Qu’en est-il lorsque de tels propos ou comportements ne sont pas imposés à une victime déterminée mais sont énoncés en public sans viser directement une personne en particulier ? C’est ce point qu’a récemment tranché la Cour de cassation (Cass. crim. 12 mars 2025 n°24-81.644).

Des victimes indéterminées

L’affaire concernait un universitaire, maître de conférences en droit public, dont les propos pendant ses cours et travaux dirigés avaient justifié sa suspension et un signalement au procureur de la République de la part du président de l’université. La connotation sexuelle et sexiste des propos était sans équivoque comme dans ce seul exemple : « Pendant un viol, la meilleure chose à faire, c’est de se détendre et profiter ».

Le professeur est poursuivi pour harcèlement sexuel au préjudice de quinze étudiants, avec la circonstance aggravante d’abus de l’autorité que lui confèrent ses fonctions. Le tribunal correctionnel le condamne à douze mois d’emprisonnement avec sursis et trois ans d’interdiction d’exercer l’activité d’enseignant.

La cour d’appel de Colmar cependant, ne retient que les faits concernant un seul étudiant en particulier et relaxe le professeur pour les quatorze autres victimes, estimant qu’elles n’ont pas été directement visées par des propos adressés « à la cantonade ».

Harcèlement sexuel environnemental ou d’ambiance

L’arrêt est cassé partiellement.
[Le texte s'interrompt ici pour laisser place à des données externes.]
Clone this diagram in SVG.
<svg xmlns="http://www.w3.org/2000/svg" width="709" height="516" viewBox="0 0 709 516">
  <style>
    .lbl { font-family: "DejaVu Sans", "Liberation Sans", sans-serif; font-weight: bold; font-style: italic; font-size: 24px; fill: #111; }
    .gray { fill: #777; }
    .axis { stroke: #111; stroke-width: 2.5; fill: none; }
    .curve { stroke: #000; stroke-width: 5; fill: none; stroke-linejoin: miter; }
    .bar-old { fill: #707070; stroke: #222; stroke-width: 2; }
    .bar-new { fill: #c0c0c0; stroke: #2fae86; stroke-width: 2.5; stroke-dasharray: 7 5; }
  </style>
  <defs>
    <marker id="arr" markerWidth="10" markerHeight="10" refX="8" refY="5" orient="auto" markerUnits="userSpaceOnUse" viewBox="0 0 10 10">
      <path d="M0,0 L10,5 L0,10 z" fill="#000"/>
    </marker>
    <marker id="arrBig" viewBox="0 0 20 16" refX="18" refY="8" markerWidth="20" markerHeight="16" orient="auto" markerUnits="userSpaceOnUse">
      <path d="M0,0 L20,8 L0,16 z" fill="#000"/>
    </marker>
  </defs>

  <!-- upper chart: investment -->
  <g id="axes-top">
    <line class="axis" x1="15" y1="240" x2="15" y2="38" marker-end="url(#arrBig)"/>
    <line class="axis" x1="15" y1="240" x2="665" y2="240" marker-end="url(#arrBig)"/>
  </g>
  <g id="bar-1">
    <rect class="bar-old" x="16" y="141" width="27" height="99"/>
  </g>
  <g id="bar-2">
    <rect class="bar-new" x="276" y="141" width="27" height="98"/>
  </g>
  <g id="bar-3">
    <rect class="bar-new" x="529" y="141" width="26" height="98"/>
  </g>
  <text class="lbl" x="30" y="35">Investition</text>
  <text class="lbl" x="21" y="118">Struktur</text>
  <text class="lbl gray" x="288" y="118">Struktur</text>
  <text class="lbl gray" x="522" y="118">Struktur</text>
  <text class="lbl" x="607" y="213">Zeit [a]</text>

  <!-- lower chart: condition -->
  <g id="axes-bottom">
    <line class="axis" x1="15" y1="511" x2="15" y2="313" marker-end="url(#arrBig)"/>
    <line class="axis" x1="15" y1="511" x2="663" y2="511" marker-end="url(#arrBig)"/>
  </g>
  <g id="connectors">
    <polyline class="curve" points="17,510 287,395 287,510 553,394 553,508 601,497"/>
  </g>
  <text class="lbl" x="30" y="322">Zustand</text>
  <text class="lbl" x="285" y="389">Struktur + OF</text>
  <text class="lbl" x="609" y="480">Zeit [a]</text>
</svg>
Pour la Cour de cassation, même s’ils ne sont pas dirigés spécifiquement contre une personne, « des propos à connotation sexuelle ou sexiste adressés à plusieurs personnes, ou de tels comportements adoptés devant plusieurs personnes, sont susceptibles d’être imposés à chacune d’entre elles ».

La Cour de cassation reconnaît ainsi le harcèlement sexuel « environnemental ou d’ambiance  » que les victimes faisaient valoir : un comportement toxique créant dans un environnement collectif une situation intimidante, hostile ou offensante pour chaque personne qui y est exposée, même s’il n’est pas spécifiquement dirigé contre une victime déterminée.

Une solution déjà adoptée par la cour d’appel d’Orléans dans une décision du 7 février 2017 qui relevait que « le harcèlement sexuel peut consister en un harcèlement environnemental ou d’ambiance, où, sans être directement visée, la victime subit les provocations et blagues obscènes ou vulgaires qui lui deviennent insupportables ».

Le maître de conférences de 51 ans, qui a été, depuis, suspendu puis radié de la fonction publique, décision dont il a fait appel, devrait comparaitre à nouveau devant la cour d’appel de Metz.